By Caroline Edmondson

Projected to open in April of 2020, The Hope Farm is the brainchild of Bentley Evans and his father, Robert Evans, having been conceived by a decision to couple Robert’s passion for wine and Bentley’s love for growing food to open a business together. The Hope Farm will allow guests to enjoy a tranquil environment with modern farming, dining, and social experiences featuring a uniquely crafted wine list, fresh “garden to glass” cocktails, and shared plates made with ingredients sourced directly from the farm and local purveyors. “Our goal is to provide a special space for our community where families and friends can come together and experience hope,” Bentley shares. This goal played a large role in choosing The Hope Farm’s Fairhope location, as Bentley and Robert love living in Fairhope and wish to make a positive impact on their community. “Fairhope is a very progressive town and we believe that this concept will be well-received,” Bentley says. “This idea of knowing where your food comes from and feeling connected to the people that are producing it is something special and we want to provide that for them,” he adds.

What makes The Hope Farm so unique is the idea that almost all the ingredients for their menu come from the produce grown on the farm. The Hope Farm uses an environmentally conscious farming method called hydroponics, which allows the farm to grow produce 365 days a year by controlling the environment its plants are grown in. “We will still be using raised beds to grow heartier vegetables on the farm. However, for our lettuces, leafy greens and herbs, we will be utilizing repurposed shipping containers that have been outfitted with state-of-the-art hydroponic systems,” Bentley says. “I chose this hydroponic method of farming for three main reasons: 1) Water usage: More than 90 percent LESS water is used per crop than in traditional agriculture; 2) The ability to control the environment: There is no use of pesticides! There is an efficient use of nutrients by the plants and the plants grow faster and healthier; and 3) Space requirements: With hydroponic farming, in a 400 sq. ft. shipping container we are given a unique opportunity to grow vertically, thus maximizing our plants per square foot to grow more in less space, all while only taking up 400 sq. ft. of land,” Bentley explains.
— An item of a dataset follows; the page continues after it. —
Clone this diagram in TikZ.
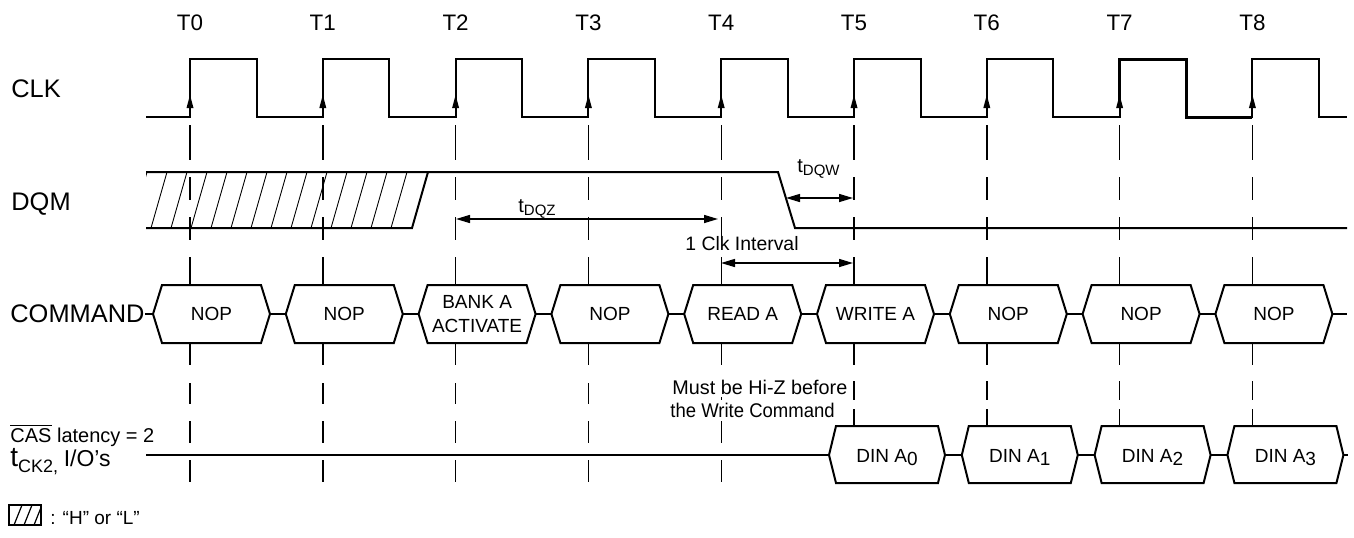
\documentclass[tikz,border=0pt]{standalone}
\usepackage{fontspec}
\setmainfont{Liberation Sans}
\usepackage{graphicx}
\usetikzlibrary{arrows.meta}
\begin{document}
\begin{tikzpicture}[x=0.5pt,y=-0.5pt,
  sig/.style={line width=1pt, line join=miter},
  tick/.style={line width=0.7pt},
  hatch/.style={line width=0.45pt},
  dim/.style={line width=0.75pt, {Triangle[length=7pt,width=4pt]}-{Triangle[length=7pt,width=4pt]}},
  lbl/.style={inner sep=0pt, font=\fontsize{12.7}{15}\selectfont},
  tlbl/.style={inner sep=0pt, font=\fontsize{11.2}{13}\selectfont},
  cmd/.style={inner sep=0pt, font=\fontsize{9.5}{12}\selectfont, align=center},
  small/.style={inner sep=0pt, font=\fontsize{9.7}{11.5}\selectfont},
  note/.style={inner xsep=0pt, inner ysep=1.5pt, fill=white, font=\fontsize{9.9}{11.5}\selectfont},
  hexline/.style={line width=1pt, line join=miter}]
\useasboundingbox (0,0) rectangle (1354,537);

% ---------- time labels and dashed grid ----------
\foreach \i in {0,...,8} {
  \pgfmathsetmacro\T{190+132.8*\i}
  \node[tlbl] (T\i) at (\T,22.5) {T\i};
  \foreach \a/\b in {125/160,177/200,217/240,257/285,343/365}
    \draw[tick] (\T,\a) -- (\T,\b);
  \ifnum\i<5
    \foreach \a/\b in {383/404,421/443,460/482} \draw[tick] (\T,\a) -- (\T,\b);
  \else
    \foreach \a/\b in {381/400,409/426} \draw[tick] (\T,\a) -- (\T,\b);
  \fi
}

% ---------- signal names ----------
\node[lbl, anchor=base west] (clk) at (11,97) {CLK};
\node[lbl, anchor=base west] (dqm) at (11,210) {DQM};
\node[lbl, anchor=base west] (cmdlbl) at (10,322) {COMMAND};
\node[inner sep=0pt, anchor=base west, font=\fontsize{10}{12}\selectfont] (cas) at (10,442) {$\overline{\mbox{CAS}}$ latency = 2};
\node[inner sep=0pt, anchor=base west] (tck) at (10,466) {{\fontsize{14}{16}\selectfont t}\raisebox{-3pt}{\fontsize{9}{11}\selectfont CK2,} {\fontsize{11.5}{13}\selectfont I/O’s}};

% ---------- CLK ----------
\draw[sig] (146,117) \foreach \i in {0,...,8} {
  -- ({190+132.8*\i},117) -- ({190+132.8*\i},59) -- ({256.5+132.8*\i},59) -- ({256.5+132.8*\i},117) } -- (1347,117);
\draw[line width=1.5pt, line join=miter] (1119.6,100) -- (1119.6,59) -- (1186.1,59) -- (1186.1,117) -- (1252.4,117);
\foreach \i in {0,...,8} {
  \pgfmathsetmacro\T{190+132.8*\i}
  \fill (\T,95) -- (\T-3.5,108) -- (\T+3.5,108) -- cycle;
}

% ---------- DQM ----------
\begin{scope}
  \clip (146,172) -- (428,172) -- (412,228) -- (146,228) -- cycle;
  \foreach \k in {0,...,14} \draw[hatch] ({407-20*\k},172) -- ({391-20*\k},228);
\end{scope}
\draw[sig] (146,172) -- (778,172) -- (795,228) -- (1347,228);
\draw[sig] (146,228) -- (412,228) -- (428,172);

% ---------- timing dimensions ----------
\coordinate (zA) at (456,219);
\coordinate (zB) at (718,219);
\draw[dim] (zA) -- (zB);
\node[inner sep=0pt, anchor=base west, font=\fontsize{10}{12}\selectfont] (tdqz) at (518,212) {t\raisebox{-0.35ex}{\fontsize{7.5}{9}\selectfont DQZ}};
\coordinate (wA) at (786,198);
\coordinate (wB) at (853,198);
\draw[dim] (wA) -- (wB);
\node[inner sep=0pt, anchor=base west, font=\fontsize{10}{12}\selectfont] (tdqw) at (797,172) {t\raisebox{-0.35ex}{\fontsize{7.5}{9}\selectfont DQW}};
\coordinate (iA) at (721,263);
\coordinate (iB) at (853,263);
\draw[dim] (iA) -- (iB);
\node[small, anchor=base west] (clkint) at (685,250) {1 Clk Interval};

% ---------- COMMAND bus ----------
\foreach \i/\txt in {0/NOP,1/NOP,2/{BANK A\\ACTIVATE},3/NOP,4/READ A,5/WRITE A,6/NOP,7/NOP,8/NOP} {
  \pgfmathsetmacro\T{190+132.8*\i}
  \draw[hexline] (\T-37,314) -- (\T-28,285) -- (\T+71,285) -- (\T+80,314) -- (\T+71,343) -- (\T-28,343) -- cycle;
  \coordinate (cl\i) at (\T-37,314);
  \coordinate (cr\i) at (\T+80,314);
  \node[cmd] (c\i) at (\T+21.5,314) {\txt};
}
\draw[hexline] (cmdlbl.east |- cl0) -- (cl0);
\foreach \i [evaluate=\i as \j using int(\i+1)] in {0,...,7} \draw[hexline] (cr\i) -- (cl\j);
\coordinate (cend) at (1347,314);
\draw[hexline] (cr8) -- (cend);

% ---------- note ----------
\node[note, anchor=base west] (hiz1) at (672,394) {Must be Hi-Z before};
\node[note, anchor=base west] (hiz2) at (670,417) {\scalebox{0.935}[1]{the Write Command}};

% ---------- I/O bus ----------
\foreach \i/\n in {5/0,6/1,7/2,8/3} {
  \pgfmathsetmacro\T{190+132.8*\i}
  \draw[hexline] (\T-25,455) -- (\T-18,426) -- (\T+84,426) -- (\T+91,455) -- (\T+84,483) -- (\T-18,483) -- cycle;
  \coordinate (dl\i) at (\T-25,455);
  \coordinate (dr\i) at (\T+91,455);
  \node[cmd, anchor=base] (d\i) at (\T+33,462) {DIN A\raisebox{-0.3ex}{\n}};
}
\coordinate (dstart) at (146,455);
\draw[hexline] (dstart) -- (dl5);
\foreach \i [evaluate=\i as \j using int(\i+1)] in {5,6,7} \draw[hexline] (dr\i) -- (dl\j);
\coordinate (dend) at (1348,455);
\draw[hexline] (dr8) -- (dend);

% ---------- legend ----------
\begin{scope}
  \clip (9,505) rectangle (41,525);
  \foreach \x in {14,24,34} \draw[hatch, line width=0.6pt] (\x,525) -- (\x+8,505);
\end{scope}
\draw[line width=0.6pt] (9,505) rectangle (41,525);
\draw[line width=1pt] (41,505) -- (41,525);
\node[small, anchor=base west, font=\fontsize{9.5}{11}\selectfont] (legend) at (50,524) {: “H” or “L”};
\end{tikzpicture}
\end{document}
The Hope Farm will be growing various greens, herbs, seasonal vegetables, and fruits, but the farm’s main crop (and the one Bentley is most excited about) is its gourmet mushrooms that are almost never found locally on a consistent basis. “I would have to attribute my interest in growing mushrooms to my great friend, Allen, and my Uncle Kipp,” Bentley says. “They introduced me to the fascinating world of fungi. I love mushrooms because they are extremely versatile, which gives us the ability to use them in many different applications. We will use them in many of our food offerings, as well as in some fun cocktails – especially our Bloody Mary!”

Although The Hope Farm is intentional about not labeling the style of its cuisine, one thing is for certain: each dish will utilize produce grown on the farm for the freshest ingredients and pull from multi-cultural techniques for a diverse selection of seasonal variety. And for those ingredients The Hope Farm cannot grow such as meats, seafood, cheeses, and some seasonal vegetables, they will be sourcing from local purveyors. And don’t forget about their amazing wine bar, with pairings perfect for any dish on the menu. “Our objective is to elevate the wine culture in our community through the offering of an eclectic and diverse wine list with new and old-world selections for any novice or advanced wine drinker to enjoy,” Bentley shares. “We want to place an emphasis on wine education in order to enhance the guests’ experience while at The Hope Farm.”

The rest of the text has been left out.